* **Written instruction**:
Keep the images out and copy every entry below exactly.
### Data entries
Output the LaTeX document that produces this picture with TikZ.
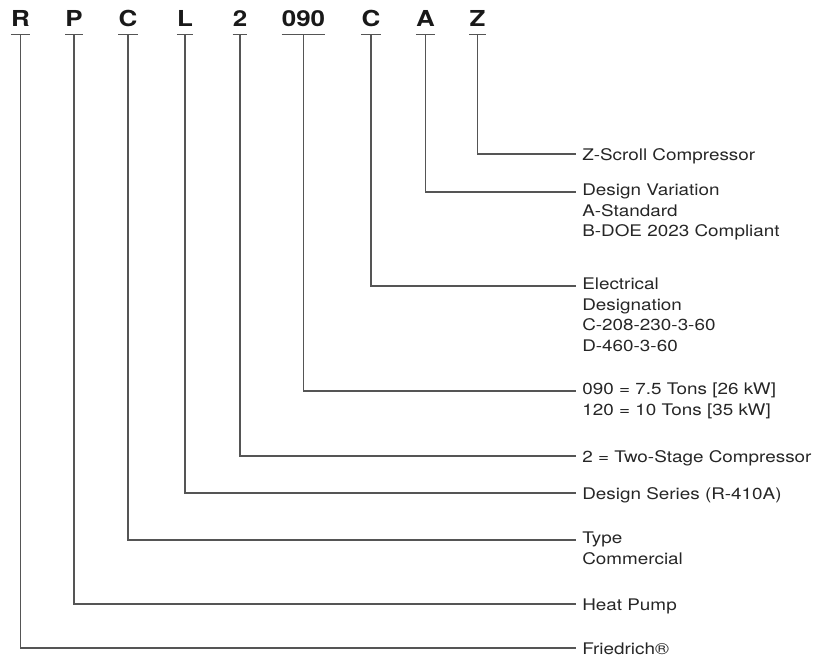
\documentclass[tikz,border=0pt]{standalone}
\usepackage{fontspec}
\setmainfont[FakeStretch=1.18]{TeX Gyre Heros}
\newfontfamily\codefont[FakeStretch=1.18]{TeX Gyre Heros}
\usetikzlibrary{positioning}
\definecolor{wiregray}{HTML}{555555}
\definecolor{textgray}{HTML}{262626}

\begin{document}
\begin{tikzpicture}[x=0.75pt, y=-0.75pt]
    \tikzset{letter/.style={font=\codefont\fontsize{16.5}{19}\selectfont\bfseries, text=black!90, inner xsep=0pt, inner ysep=0pt, text depth=5.5pt, anchor=base},
        desc/.style={font=\fontsize{12}{15.4}\selectfont, text=textgray, align=left, inner sep=0pt, anchor=north west, execute at begin node=\strut},
        wire/.style={draw=wiregray, line width=0.9pt}
    }
    \useasboundingbox (0,0) rectangle (817,659);

    \foreach \n / \l / \x / \y / \t in {
        brand/R/20.5/648/{Friedrich®},
        pump/P/74/604/{Heat Pump},
        type/C/128/540/{Type\\Commercial},
        series/L/185/493/{Design Series (R-410A)},
        stage/2/240/456/{2 = Two-Stage Compressor},
        size/090/303.5/391/{090 = 7.5 Tons [26 kW]\\120 = 10 Tons [35 kW]},
        volt/C/371/286/{Electrical\\Designation\\C-208-230-3-60\\D-460-3-60},
        design/A/425.5/192/{Design Variation\\A-Standard\\B-DOE 2023 Compliant},
        comp/Z/477.5/154/{Z-Scroll Compressor}} {
        \node (\n) [letter] at (\x, 27) {\l};
        \coordinate (\n-End) at (576, \y);
        \node (\n-Text) [desc] at ([shift={(6,-8.4)}]\n-End) {\t};

        \draw [wire] (\n.south west) -- (\n.south east);
        \draw [wire] (\n.south) |- (\n-End);
    }
\end{tikzpicture}
\end{document}
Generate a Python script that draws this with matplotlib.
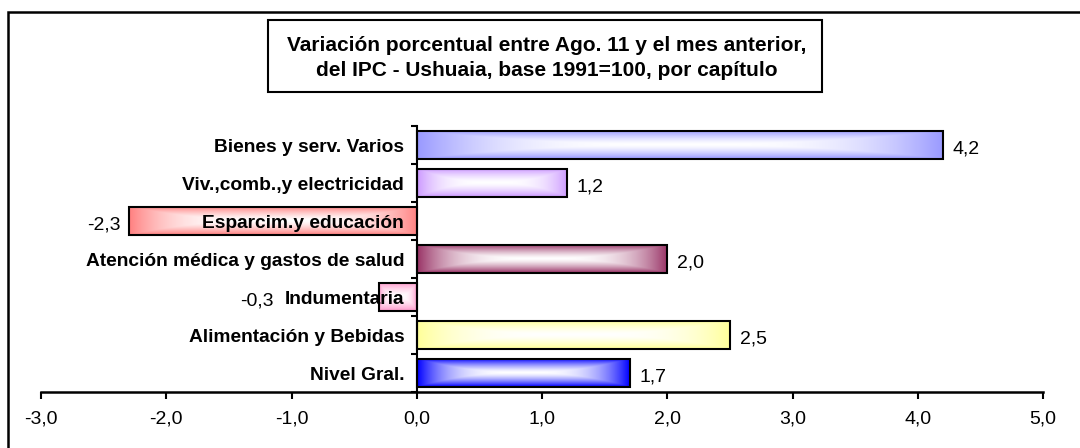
import numpy as np
import matplotlib
matplotlib.use("Agg")
import matplotlib.pyplot as plt
from matplotlib.patches import Rectangle
from matplotlib.colors import to_rgb

plt.rcParams['font.family'] = ['Liberation Sans', 'DejaVu Sans']

# ---- data (top to bottom as in the reference) ----
categories = ["Bienes y serv. Varios", "Viv.,comb.,y electricidad", "Esparcim.y educación",
              "Atención médica y gastos de salud", "Indumentaria", "Alimentación y Bebidas",
              "Nivel Gral."]
values = [4.2, 1.2, -2.3, 2.0, -0.3, 2.5, 1.7]
value_labels = ["4,2", "1,2", "-2,3", "2,0", "-0,3", "2,5", "1,7"]
colors = ["#9999FF", "#CC99FF", "#FF8080", "#993366", "#FF99CC", "#FFFF99", "#0000FF"]
xticks = [-3, -2, -1, 0, 1, 2, 3, 4, 5]
xtick_labels = ["-3,0", "-2,0", "-1,0", "0,0", "1,0", "2,0", "3,0", "4,0", "5,0"]
title = "Variación porcentual entre Ago. 11 y el mes anterior,\ndel IPC - Ushuaia, base 1991=100, por capítulo"

W, H = 1080, 448
fig = plt.figure(figsize=(W / 100, H / 100), dpi=100)
fig.patch.set_facecolor("white")

ax = fig.add_axes([41 / W, (H - 392) / H, (1043 - 41) / W, (392 - 126) / H])
n = len(categories)
ypos = np.arange(n)[::-1]  # first category at top
bh = 0.76

# gradient fill images
ny, nx = 40, 300
u = np.linspace(-1, 1, nx)[None, :]
v = np.linspace(-1, 1, ny)[:, None]
t = np.maximum(np.abs(u) ** 3.0, np.abs(v) ** 1.4)
t = np.clip(t, 0, 1)
for y, val, c in zip(ypos, values, colors):
    rgb = np.array(to_rgb(c))
    img = (1 - t[..., None]) * np.array([1, 1, 1]) + t[..., None] * rgb
    ax.imshow(img, extent=(min(0, val), max(0, val), y - bh / 2, y + bh / 2),
              aspect='auto', origin='lower', interpolation='bilinear', zorder=1)
ax.barh(ypos, values, height=bh, facecolor='none', edgecolor='black', linewidth=1.5, zorder=2)

ax.set_xlim(-3, 5)
ax.set_ylim(-0.5, n - 0.5)

# spines
for s in ['top', 'right']:
    ax.spines[s].set_visible(False)
ax.spines['left'].set_position(('data', 0))
ax.spines['left'].set_linewidth(1.5)
ax.spines['bottom'].set_linewidth(1.8)

ax.set_xticks(xticks)
ax.set_xticklabels(xtick_labels, fontsize=14)
ax.tick_params(axis='x', direction='out', length=5, width=1.5, pad=8)

ax.set_yticks(ypos)
ax.set_yticklabels(categories, fontsize=13.8, fontweight='bold')
ax.set_yticks(np.arange(n + 1) - 0.5, minor=True)
ax.tick_params(axis='y', which='major', length=0, pad=9)
ax.tick_params(axis='y', which='minor', direction='out', length=4, width=1.5)
for lbl in ax.get_yticklabels():
    lbl.set_zorder(5)
ax.patch.set_visible(False)

# value labels (negative labels avoid the category label, as in the reference)
fig.canvas.draw()
renderer = fig.canvas.get_renderer()
inv = ax.transData.inverted()
ticklbls = ax.get_yticklabels()
for y, val, lab, tl in zip(ypos, values, value_labels, ticklbls):
    if val >= 0:
        ax.annotate(lab, (val, y), xytext=(7, -3), textcoords='offset points',
                    ha='left', va='center', fontsize=14)
    else:
        bb = tl.get_window_extent(renderer)
        end_px = ax.transData.transform((val, y))[0]
        if end_px > bb.x0 - 4:
            xa = inv.transform((bb.x0, 0))[0]
            ax.annotate(lab, (xa, y), xytext=(-8, -3), textcoords='offset points',
                        ha='right', va='center', fontsize=14)
        else:
            ax.annotate(lab, (val, y), xytext=(-6, -3), textcoords='offset points',
                        ha='right', va='center', fontsize=14)

# title box
fig.add_artist(Rectangle((268 / W, (H - 92) / H), (822 - 268) / W, (92 - 20) / H,
                         transform=fig.transFigure, facecolor='white', edgecolor='black',
                         linewidth=1.5))
fig.text(547 / W, (H - 58) / H, title, ha='center', va='center', fontsize=15,
         fontweight='bold', linespacing=1.4)

# outer chart border
fig.add_artist(Rectangle((8 / W, -0.2), 1.2, 1.2 - 12 / H, transform=fig.transFigure,
                         facecolor='none', edgecolor='black', linewidth=1.8, clip_on=False))

fig.savefig("out.png", dpi=100)
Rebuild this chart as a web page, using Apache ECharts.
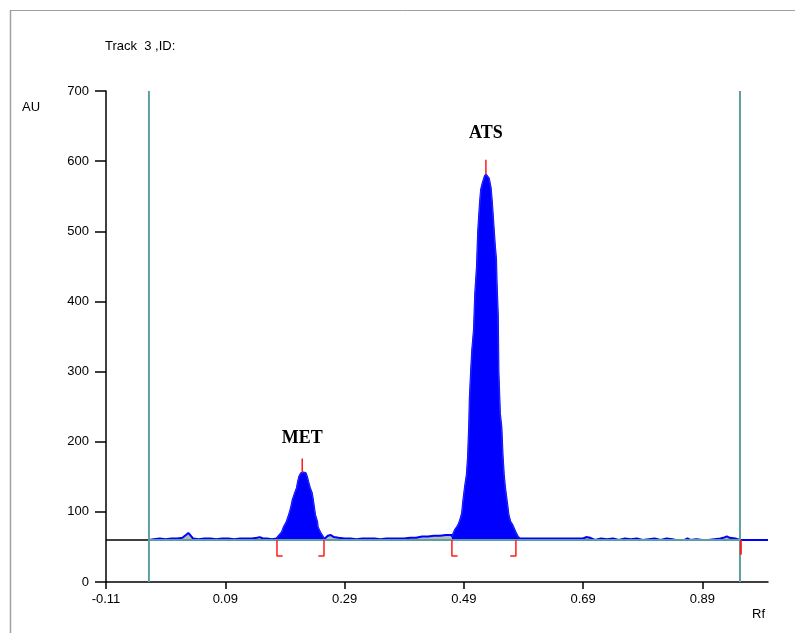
######
* **Correct output**:
Output the LaTeX document that produces this picture with TikZ.
\documentclass[tikz,border=0pt]{standalone}
\usepackage{fontspec}
\setmainfont[FakeStretch=1.18]{TeX Gyre Heros}
\newfontfamily\codefont[FakeStretch=1.18]{TeX Gyre Heros}
\usetikzlibrary{positioning}
\definecolor{wiregray}{HTML}{555555}
\definecolor{textgray}{HTML}{262626}

\begin{document}
\begin{tikzpicture}[x=0.75pt, y=-0.75pt]
    \tikzset{letter/.style={font=\codefont\fontsize{16.5}{19}\selectfont\bfseries, text=black!90, inner xsep=0pt, inner ysep=0pt, text depth=5.5pt, anchor=base},
        desc/.style={font=\fontsize{12}{15.4}\selectfont, text=textgray, align=left, inner sep=0pt, anchor=north west, execute at begin node=\strut},
        wire/.style={draw=wiregray, line width=0.9pt}
    }
    \useasboundingbox (0,0) rectangle (817,659);

    \foreach \n / \l / \x / \y / \t in {
        brand/R/20.5/648/{Friedrich®},
        pump/P/74/604/{Heat Pump},
        type/C/128/540/{Type\\Commercial},
        series/L/185/493/{Design Series (R-410A)},
        stage/2/240/456/{2 = Two-Stage Compressor},
        size/090/303.5/391/{090 = 7.5 Tons [26 kW]\\120 = 10 Tons [35 kW]},
        volt/C/371/286/{Electrical\\Designation\\C-208-230-3-60\\D-460-3-60},
        design/A/425.5/192/{Design Variation\\A-Standard\\B-DOE 2023 Compliant},
        comp/Z/477.5/154/{Z-Scroll Compressor}} {
        \node (\n) [letter] at (\x, 27) {\l};
        \coordinate (\n-End) at (576, \y);
        \node (\n-Text) [desc] at ([shift={(6,-8.4)}]\n-End) {\t};

        \draw [wire] (\n.south west) -- (\n.south east);
        \draw [wire] (\n.south) |- (\n-End);
    }
\end{tikzpicture}
\end{document}
Generate a Python script that draws this with matplotlib.
import numpy as np
import matplotlib
matplotlib.use("Agg")
import matplotlib.pyplot as plt
from matplotlib.patches import Rectangle
from matplotlib.colors import to_rgb

plt.rcParams['font.family'] = ['Liberation Sans', 'DejaVu Sans']

# ---- data (top to bottom as in the reference) ----
categories = ["Bienes y serv. Varios", "Viv.,comb.,y electricidad", "Esparcim.y educación",
              "Atención médica y gastos de salud", "Indumentaria", "Alimentación y Bebidas",
              "Nivel Gral."]
values = [4.2, 1.2, -2.3, 2.0, -0.3, 2.5, 1.7]
value_labels = ["4,2", "1,2", "-2,3", "2,0", "-0,3", "2,5", "1,7"]
colors = ["#9999FF", "#CC99FF", "#FF8080", "#993366", "#FF99CC", "#FFFF99", "#0000FF"]
xticks = [-3, -2, -1, 0, 1, 2, 3, 4, 5]
xtick_labels = ["-3,0", "-2,0", "-1,0", "0,0", "1,0", "2,0", "3,0", "4,0", "5,0"]
title = "Variación porcentual entre Ago. 11 y el mes anterior,\ndel IPC - Ushuaia, base 1991=100, por capítulo"

W, H = 1080, 448
fig = plt.figure(figsize=(W / 100, H / 100), dpi=100)
fig.patch.set_facecolor("white")

ax = fig.add_axes([41 / W, (H - 392) / H, (1043 - 41) / W, (392 - 126) / H])
n = len(categories)
ypos = np.arange(n)[::-1]  # first category at top
bh = 0.76

# gradient fill images
ny, nx = 40, 300
u = np.linspace(-1, 1, nx)[None, :]
v = np.linspace(-1, 1, ny)[:, None]
t = np.maximum(np.abs(u) ** 3.0, np.abs(v) ** 1.4)
t = np.clip(t, 0, 1)
for y, val, c in zip(ypos, values, colors):
    rgb = np.array(to_rgb(c))
    img = (1 - t[..., None]) * np.array([1, 1, 1]) + t[..., None] * rgb
    ax.imshow(img, extent=(min(0, val), max(0, val), y - bh / 2, y + bh / 2),
              aspect='auto', origin='lower', interpolation='bilinear', zorder=1)
ax.barh(ypos, values, height=bh, facecolor='none', edgecolor='black', linewidth=1.5, zorder=2)

ax.set_xlim(-3, 5)
ax.set_ylim(-0.5, n - 0.5)

# spines
for s in ['top', 'right']:
    ax.spines[s].set_visible(False)
ax.spines['left'].set_position(('data', 0))
ax.spines['left'].set_linewidth(1.5)
ax.spines['bottom'].set_linewidth(1.8)

ax.set_xticks(xticks)
ax.set_xticklabels(xtick_labels, fontsize=14)
ax.tick_params(axis='x', direction='out', length=5, width=1.5, pad=8)

ax.set_yticks(ypos)
ax.set_yticklabels(categories, fontsize=13.8, fontweight='bold')
ax.set_yticks(np.arange(n + 1) - 0.5, minor=True)
ax.tick_params(axis='y', which='major', length=0, pad=9)
ax.tick_params(axis='y', which='minor', direction='out', length=4, width=1.5)
for lbl in ax.get_yticklabels():
    lbl.set_zorder(5)
ax.patch.set_visible(False)

# value labels (negative labels avoid the category label, as in the reference)
fig.canvas.draw()
renderer = fig.canvas.get_renderer()
inv = ax.transData.inverted()
ticklbls = ax.get_yticklabels()
for y, val, lab, tl in zip(ypos, values, value_labels, ticklbls):
    if val >= 0:
        ax.annotate(lab, (val, y), xytext=(7, -3), textcoords='offset points',
                    ha='left', va='center', fontsize=14)
    else:
        bb = tl.get_window_extent(renderer)
        end_px = ax.transData.transform((val, y))[0]
        if end_px > bb.x0 - 4:
            xa = inv.transform((bb.x0, 0))[0]
            ax.annotate(lab, (xa, y), xytext=(-8, -3), textcoords='offset points',
                        ha='right', va='center', fontsize=14)
        else:
            ax.annotate(lab, (val, y), xytext=(-6, -3), textcoords='offset points',
                        ha='right', va='center', fontsize=14)

# title box
fig.add_artist(Rectangle((268 / W, (H - 92) / H), (822 - 268) / W, (92 - 20) / H,
                         transform=fig.transFigure, facecolor='white', edgecolor='black',
                         linewidth=1.5))
fig.text(547 / W, (H - 58) / H, title, ha='center', va='center', fontsize=15,
         fontweight='bold', linespacing=1.4)

# outer chart border
fig.add_artist(Rectangle((8 / W, -0.2), 1.2, 1.2 - 12 / H, transform=fig.transFigure,
                         facecolor='none', edgecolor='black', linewidth=1.8, clip_on=False))

fig.savefig("out.png", dpi=100)
Rebuild this chart as a web page, using Apache ECharts.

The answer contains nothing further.